The ‘just a job’ thing has often been a hindrance to makers of comics, allowed to treat the work as disposable. With Burns the very same thing went in an opposite direction: because everything was just a job, everything deserved the same level of dedication, and because he grew up as a pro in an environment that was both nurturing and competitive, that level of dedication was always ‘everything.’ I have written before that there are scant few comics artists who never to seem to have drawn a bad page (even if the story itself was bad, or the coloring was bad, or the reproduction was bad) and burns was amongst these hallowed few; right next to Ezquerra and Aragonés.

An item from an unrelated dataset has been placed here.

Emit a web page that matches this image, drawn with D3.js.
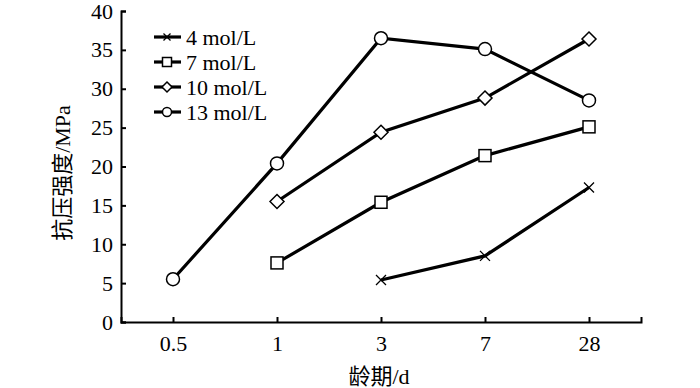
<!DOCTYPE html>
<html><head><meta charset="utf-8">
<script src="https://cdn.jsdelivr.net/npm/d3@7"></script>
<style>body{margin:0;background:#fff}svg{display:block}
svg text{font-family:"Liberation Serif","DejaVu Serif","Noto Sans CJK SC",serif;}</style>
</head><body><svg id="c" width="700" height="388"></svg>
<script>
const categories = ["0.5", "1", "3", "7", "28"];
const seriesNames = ["4 mol/L", "7 mol/L", "10 mol/L", "13 mol/L"];
const s4 = [null, null, 5.4, 8.5, 17.3];
const s7 = [null, 7.6, 15.4, 21.4, 25.1];
const s10 = [null, 15.5, 24.4, 28.8, 36.4];
const s13 = [5.5, 20.4, 36.5, 35.1, 28.5];
const yTicks = [0, 5, 10, 15, 20, 25, 30, 35, 40];
const markers = ["x", "square", "diamond", "circle"];
const allSeries = [s4, s7, s10, s13];

const svg = d3.select("#c");
const x = d3.scalePoint().domain(categories).range([121, 641]).padding(0.5);
const y = d3.scaleLinear().domain([0, 40]).range([322, 11]);

// axes
const gx = svg.append("g").attr("transform", "translate(0,322)")
  .call(d3.axisBottom(x).tickSize(-5).tickPadding(13));
const gy = svg.append("g").attr("transform", "translate(121,0)")
  .call(d3.axisLeft(y).tickValues(yTicks).tickSize(-5).tickPadding(8));
[gx, gy].forEach(g => {
  g.attr("font-family", null).attr("font-size", null);
  g.select(".domain").attr("stroke", "#000").attr("stroke-width", 2);
  g.selectAll(".tick line").attr("stroke", "#000").attr("stroke-width", 2);
  g.selectAll("text").style("font-size", "22px").attr("fill", "#000");
});
gx.selectAll("text").attr("dy", "0.71em");

// axis titles
svg.append("text").attr("x", 379).attr("y", 384).attr("text-anchor", "middle")
  .style("font-size", "22px").text("龄期/d");
svg.append("text").attr("transform", "translate(70,173) rotate(-90)").attr("text-anchor", "middle")
  .style("font-size", "22px").text("抗压强度/MPa");

function drawMarker(g, type, cx, cy, s) {
  if (type === "x") {
    g.append("path").attr("d", `M${cx-s},${cy-s}L${cx+s},${cy+s}M${cx-s},${cy+s}L${cx+s},${cy-s}`)
      .attr("stroke", "#000").attr("stroke-width", 1.3).attr("fill", "none");
  } else if (type === "square") {
    g.append("rect").attr("x", cx - s).attr("y", cy - s).attr("width", 2 * s).attr("height", 2 * s)
      .attr("fill", "#fff").attr("stroke", "#000").attr("stroke-width", 1.5);
  } else if (type === "diamond") {
    g.append("path").attr("d", `M${cx},${cy-s}L${cx+s},${cy}L${cx},${cy+s}L${cx-s},${cy}Z`)
      .attr("fill", "#fff").attr("stroke", "#000").attr("stroke-width", 1.5);
  } else {
    g.append("circle").attr("cx", cx).attr("cy", cy).attr("r", s)
      .attr("fill", "#fff").attr("stroke", "#000").attr("stroke-width", 1.5);
  }
}

const line = d3.line().defined(d => d.v != null).x(d => x(d.c)).y(d => y(d.v));
const sizes = {x: 5, square: 6, diamond: 7, circle: 6.5};
allSeries.forEach((vals, i) => {
  const data = vals.map((v, j) => ({c: categories[j], v}));
  svg.append("path").datum(data).attr("d", line).attr("fill", "none")
    .attr("stroke", "#000").attr("stroke-width", 3.2);
  const g = svg.append("g");
  data.filter(d => d.v != null).forEach(d => drawMarker(g, markers[i], x(d.c), y(d.v), sizes[markers[i]]));
});

// legend
const lsizes = {x: 3.5, square: 4.5, diamond: 5, circle: 4.5};
seriesNames.forEach((name, i) => {
  const cy = 37 + i * 25;
  const g = svg.append("g");
  g.append("line").attr("x1", 154).attr("x2", 181).attr("y1", cy).attr("y2", cy)
    .attr("stroke", "#000").attr("stroke-width", 3.2);
  drawMarker(g, markers[i], 167, cy, lsizes[markers[i]]);
  g.append("text").attr("x", 186).attr("y", cy + 8).style("font-size", "22px").text(name);
});
</script></body></html>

What happens next? For Burns, hopefully, a long and comfortable retirement. The man did his duty, to the artform if for nothing else, and gave more than could be asked. But what would happen to the work he left behind? According to a downthetubes article about his retirement Paul Duncan is working on a book, since 2021 at least, which hopes to scan all available original art by John M. Burns. All power to him, and I’ll definitely be there when the pre-orders open, but it appears to be something with more of an appeal to the adult collector, certainly few children care much for original art, then to the original audience of many of his stories: children and teens.
Even the stuff meant for adults, from Danielle to Zatari, isn’t hinted of being collected as a story. Just as art appreciation. But Burns was, and is, first and foremost, a storyteller. I want to see a collection (well, collections) of his stories. To read them and enjoy them for what they are. The craft is self-evident. History of a popular art form such as comics shouldn’t be kept (only) in museum-worthy art books, it should be made available for all.
There isn’t much of an audience for these old stories, at least not right now, but that’s because people don’t know anything about them. Just as I can read, and enjoy, works of ages past from America, Japan and France so should I be able to access the best of the British. John M. Burns was the best. John M. Burns is the best. The art speaks for itself, if only we could listen to it.